Что касается 1941-го, то мне кажется, что я буду чертовски рада, если мне повезет его увидеть – а я все-таки хотела бы его увидеть». По ее словам, в глубине души она ощущала «жизнерадостность». Впрочем, она добавила: «Но ДУМАЮ я иначе, я думаю, что мы будем жить почти впроголодь (пока я еще не испытывала голода), думаю, что многие из наших молодых мужчин погибнут за границей»[759]
.Глава 63
Рузвельт вернулся в Вашингтон 16 декабря, в понедельник, «загорелый, брызжущий весельем, оживленный», писал его спичрайтер Роберт Э. Шервуд, драматург и киносценарист. На другой день президент устроил пресс-конференцию. Приветствуя репортеров, он курил сигарету. Интригуя, как обычно, журналистов, он начал с того, что «никаких особых новостей для них у него нет», – после чего анонсировал идею, пришедшую ему в голову на борту «Таскалусы». Эту идею историки позже назовут одним из важнейших поворотных моментов войны.
Он начал так:
– Подавляющее большинство американцев совершенно не сомневается, что в настоящее время лучшая защита для Соединенных Штатов – успешная защита Британией себя самой.

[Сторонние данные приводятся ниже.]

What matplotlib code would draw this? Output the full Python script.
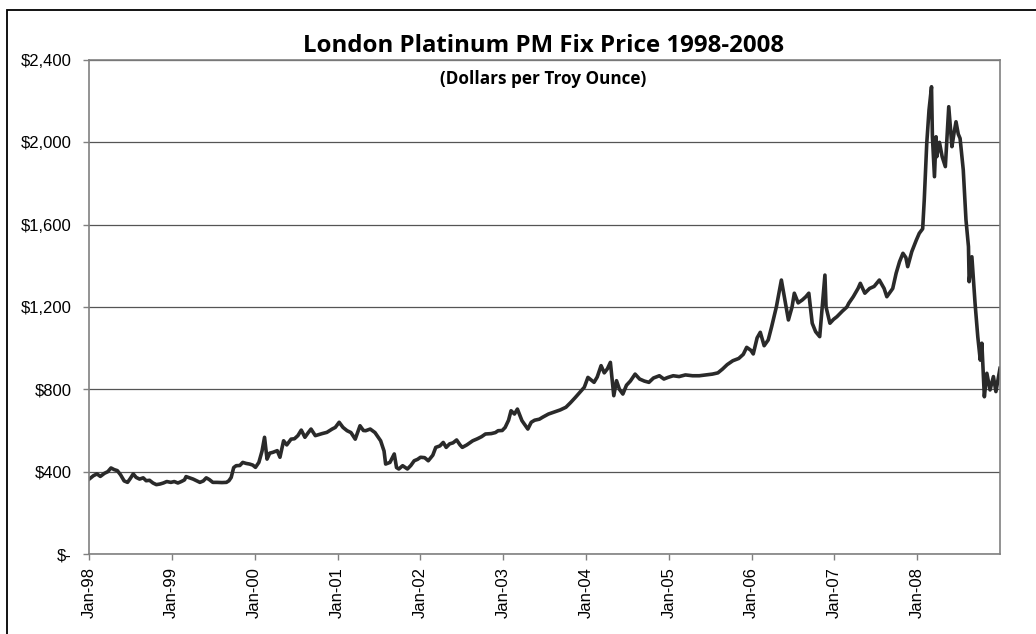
import numpy as np
import pandas as pd
import matplotlib
matplotlib.use("Agg")
import matplotlib.pyplot as plt
import matplotlib.dates as mdates
from matplotlib.patches import Rectangle
from matplotlib.ticker import FuncFormatter, MultipleLocator

# London PM fix (dollars per troy ounce)
dates = [
    "1998-01-02", "1998-01-20", "1998-02-05", "1998-02-20", "1998-03-10", "1998-03-25",
    "1998-04-08", "1998-04-22", "1998-05-06", "1998-05-20", "1998-06-05", "1998-06-20",
    "1998-07-01", "1998-07-15", "1998-07-28", "1998-08-12", "1998-08-28", "1998-09-10",
    "1998-09-25", "1998-10-10", "1998-10-25", "1998-11-10", "1998-11-25", "1998-12-10",
    "1998-12-28",
    "1999-01-12", "1999-01-28", "1999-02-12", "1999-02-26", "1999-03-05", "1999-03-20",
    "1999-04-05", "1999-04-20", "1999-05-05", "1999-05-20", "1999-06-02", "1999-06-15",
    "1999-07-01", "1999-07-20", "1999-08-10", "1999-08-30", "1999-09-10", "1999-09-20",
    "1999-10-01", "1999-10-12", "1999-10-28", "1999-11-10", "1999-11-25", "1999-12-10",
    "1999-12-24",
    "2000-01-05", "2000-01-20", "2000-02-03", "2000-02-14", "2000-02-25", "2000-03-08",
    "2000-03-22", "2000-04-10", "2000-04-22", "2000-05-08", "2000-05-22", "2000-06-10",
    "2000-06-25", "2000-07-10", "2000-07-25", "2000-08-10", "2000-08-25", "2000-09-06",
    "2000-09-25", "2000-10-10", "2000-10-25", "2000-11-15", "2000-12-08", "2000-12-22",
    "2001-01-08", "2001-01-25", "2001-02-12", "2001-03-01", "2001-03-20", "2001-04-10",
    "2001-04-25", "2001-05-05", "2001-05-25", "2001-06-15", "2001-07-10", "2001-07-25",
    "2001-08-01", "2001-08-20", "2001-09-08", "2001-09-18", "2001-09-28", "2001-10-15",
    "2001-11-05", "2001-11-20", "2001-12-05", "2001-12-20",
    "2002-01-02", "2002-01-20", "2002-02-05", "2002-02-25", "2002-03-10", "2002-03-28",
    "2002-04-12", "2002-04-25", "2002-05-10", "2002-05-25", "2002-06-10", "2002-06-25",
    "2002-07-05", "2002-07-25", "2002-08-20", "2002-09-10", "2002-09-28", "2002-10-15",
    "2002-11-10", "2002-11-28", "2002-12-10", "2002-12-28",
    "2003-01-10", "2003-01-25", "2003-02-05", "2003-02-20", "2003-03-05", "2003-03-25",
    "2003-04-20", "2003-05-05", "2003-05-20", "2003-06-10", "2003-06-25", "2003-07-20",
    "2003-08-15", "2003-09-10", "2003-10-05", "2003-10-25", "2003-11-15", "2003-12-05",
    "2003-12-25",
    "2004-01-10", "2004-01-25", "2004-02-06", "2004-02-20", "2004-03-08", "2004-03-22",
    "2004-04-05", "2004-04-18", "2004-05-03", "2004-05-15", "2004-05-28", "2004-06-12",
    "2004-06-28", "2004-07-15", "2004-08-05", "2004-08-25", "2004-09-15", "2004-10-05",
    "2004-10-25", "2004-11-20", "2004-12-10", "2004-12-28",
    "2005-01-20", "2005-02-15", "2005-03-15", "2005-04-15", "2005-05-15", "2005-06-15",
    "2005-07-12", "2005-08-05", "2005-08-25", "2005-09-15", "2005-10-10", "2005-11-05",
    "2005-11-25", "2005-12-10", "2005-12-28",
    "2006-01-08", "2006-01-25", "2006-02-08", "2006-02-25", "2006-03-15", "2006-03-30",
    "2006-04-20", "2006-05-12", "2006-05-25", "2006-06-12", "2006-06-28", "2006-07-08",
    "2006-07-25", "2006-08-12", "2006-08-28", "2006-09-10", "2006-09-25", "2006-10-10",
    "2006-10-28", "2006-11-20", "2006-11-25", "2006-12-12", "2006-12-28",
    "2007-01-12", "2007-02-05", "2007-02-25", "2007-03-05", "2007-03-25", "2007-04-15",
    "2007-04-25", "2007-05-15", "2007-06-05", "2007-06-25", "2007-07-18", "2007-08-08",
    "2007-08-20", "2007-09-15", "2007-09-30", "2007-10-15", "2007-10-30", "2007-11-12",
    "2007-11-20", "2007-12-08", "2007-12-28",
    "2008-01-10", "2008-01-25", "2008-02-01", "2008-02-12", "2008-02-22", "2008-03-04",
    "2008-03-08", "2008-03-17", "2008-03-24", "2008-03-27", "2008-04-08", "2008-04-20",
    "2008-05-04", "2008-05-19", "2008-06-02", "2008-06-12", "2008-06-20", "2008-06-30",
    "2008-07-08", "2008-07-22", "2008-08-03", "2008-08-14", "2008-08-17", "2008-08-29",
    "2008-09-12", "2008-09-24", "2008-10-05", "2008-10-12", "2008-10-23", "2008-11-03",
    "2008-11-17", "2008-12-02", "2008-12-13", "2008-12-31",
]
prices = [
    364, 380, 389, 377, 392, 400, 418, 410, 405, 385, 355, 348,
    365, 389, 372, 364, 370, 356, 358, 345, 337, 340, 345, 352,
    348,
    352, 345, 352, 360, 376, 370, 364, 356, 348, 355, 370, 362,
    348, 348, 347, 348, 356, 372, 420, 429, 430, 445, 440, 437,
    432,
    421, 445, 500, 567, 461, 490, 494, 502, 470, 550, 530, 558,
    560, 575, 602, 567, 590, 607, 575, 580, 585, 591, 607, 615,
    640, 615, 599, 590, 558, 623, 600, 599, 607, 590, 550, 500,
    437, 445, 486, 420, 413, 429, 413, 430, 453, 460,
    470, 468, 453, 480, 518, 525, 542, 518, 535, 540, 554, 530,
    518, 530, 550, 560, 570, 583, 585, 590, 599, 600,
    615, 650, 696, 680, 704, 648, 607, 640, 650, 655, 665, 680,
    690, 700, 713, 735, 760, 785, 810,
    858, 845, 834, 860, 915, 880, 900, 931, 769, 842, 800, 777,
    820, 840, 874, 850, 840, 834, 855, 866, 850, 858,
    866, 862, 870, 866, 866, 870, 874, 880, 898, 920, 939, 950,
    970, 1004, 990,
    972, 1050, 1077, 1012, 1040, 1104, 1201, 1331, 1250, 1137, 1200, 1267,
    1220, 1234, 1250, 1267, 1121, 1080, 1056, 1355, 1200, 1121, 1140,
    1153, 1180, 1200, 1218, 1250, 1290, 1315, 1267, 1290, 1300, 1331, 1290,
    1250, 1290, 1364, 1420, 1461, 1440, 1396, 1469, 1525,
    1558, 1580, 1720, 1995, 2157, 2270, 2027, 1833, 2027, 1930, 2000, 1930,
    1882, 2173, 1979, 2050, 2100, 2040, 2019, 1866, 1623, 1493, 1323, 1444,
    1218, 1056, 942, 1024, 764, 878, 797, 862, 789, 902,
]

title = "London Platinum PM Fix Price 1998-2008"
subtitle = "(Dollars per Troy Ounce)"

x = pd.to_datetime(dates)

fig = plt.figure(figsize=(10.36, 6.34), dpi=100)
fig.patch.set_facecolor("white")

# outer chart frame, only left and top edges fall inside the picture
fig.patches.append(Rectangle((7 / 1036, -0.2), 1.5, 0.2 + 1 - 10 / 634,
                             transform=fig.transFigure, fill=False,
                             edgecolor="black", linewidth=1.3))

ax = fig.add_axes([89 / 1036, 1 - 554 / 634, 911 / 1036, 494 / 634])
ax.plot(x, prices, color="#2a2a2a", linewidth=2.6, solid_joinstyle="round")

ax.set_ylim(0, 2400)
ax.set_xlim(pd.Timestamp("1998-01-01"), pd.Timestamp("2008-12-31"))
ax.yaxis.set_major_locator(MultipleLocator(400))
ax.yaxis.set_major_formatter(FuncFormatter(lambda v, p: "$-" if v == 0 else f"${v:,.0f}"))
ax.xaxis.set_major_locator(mdates.YearLocator())
ax.xaxis.set_major_formatter(mdates.DateFormatter("%b-%y"))

ax.grid(axis="y", color="#555555", linewidth=0.9)
ax.set_axisbelow(True)
for s in ax.spines.values():
    s.set_color("#808080")
    s.set_linewidth(1.2)

ax.tick_params(axis="both", direction="out", length=4.3, width=1, color="#808080",
               labelsize=12, labelcolor="black")
ax.tick_params(axis="y", pad=8)
ax.tick_params(axis="x", pad=5)
for lab in ax.get_xticklabels():
    lab.set_rotation(90)
for lab in ax.get_xticklabels() + ax.get_yticklabels():
    lab.set_fontfamily("Liberation Sans")

fig.text(544 / 1036, 1 - 52 / 634, title, ha="center", va="baseline",
         fontsize=17.3, fontweight="bold", family="Open Sans")
fig.text(543 / 1036, 1 - 79 / 634, subtitle, ha="center", va="center",
         fontsize=12.3, fontweight="bold", family="Open Sans")

fig.savefig("out.png", dpi=100)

Сейчас я попытаюсь стереть знак доллара. Думаю, никому из присутствующих такая идея никогда не приходила в голову – избавиться от этого старого, глупого, дурацкого знака доллара. Позвольте, я приведу вам пример». И он предложил им сравнение, которое сводило его идею к чему-то знакомому и легкому для понимания, к чему-то вполне созвучному повседневному опыту бесчисленных американцев.